Hi,
I am not sure if I understand your question directly but let me give it a try:
- The constraint is if id2 in name table populated then join with id2: So I think you can also could first make a column called 'id' in which you get id2 if it is populated and id1 if it is not populated like:
from pyspark.sql import functions as F
name_table = name_table.withColumn('id', F.when(F.col('id2').notnull(), F.col('id2')).otherwise(F.col('id1'))
- I need to join Transaction table with id table.
After creating this, you can use this new id to join the names on the transaction table:
transaction_table = transaction_table.join(name_table, on=['id'],how='inner')
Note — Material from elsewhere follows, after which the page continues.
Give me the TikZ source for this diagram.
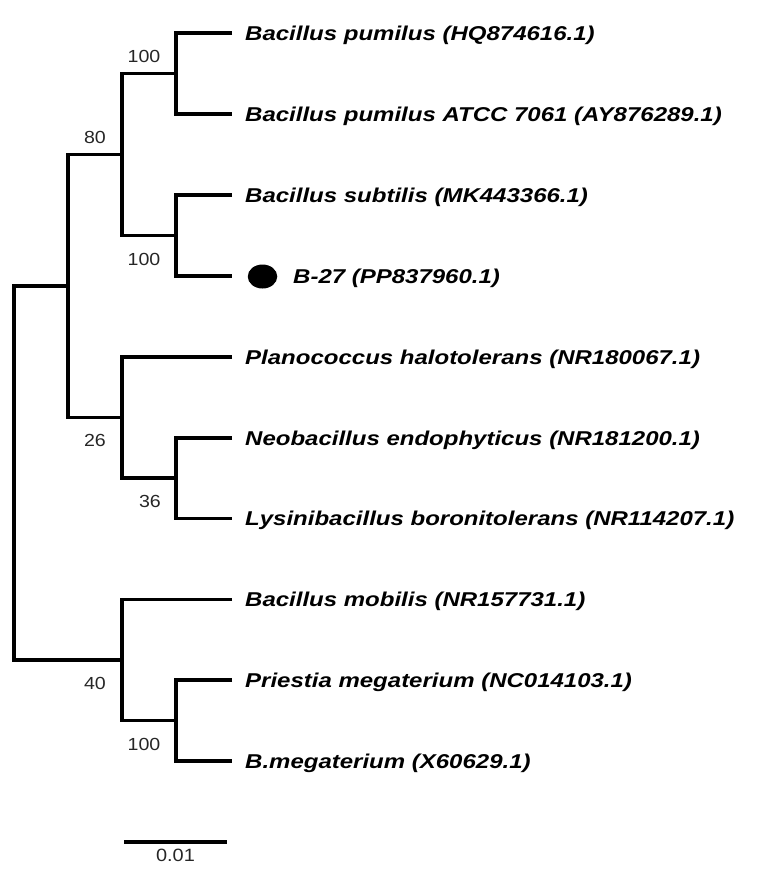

So expect that you would to do a inner join here, but it could also be a different join. More info is here: https://spark.apache.org/docs/3.1.2/api/python/reference/api/pyspark.sql.DataFrame.join.html
Furthermore, if the name_table is a small table then it is suggest to use F.broadcast to make the join faster/smoother:
from pyspark.sql import functions as F
transaction_table = transaction_table.join(F.broadcast(name_table), on=['id'],how='inner')
More information is here: https://spark.apache.org/docs/3.1.1/api/python/reference/api/pyspark.Broadcast.html.
I hope this helps a bit and else please ask further.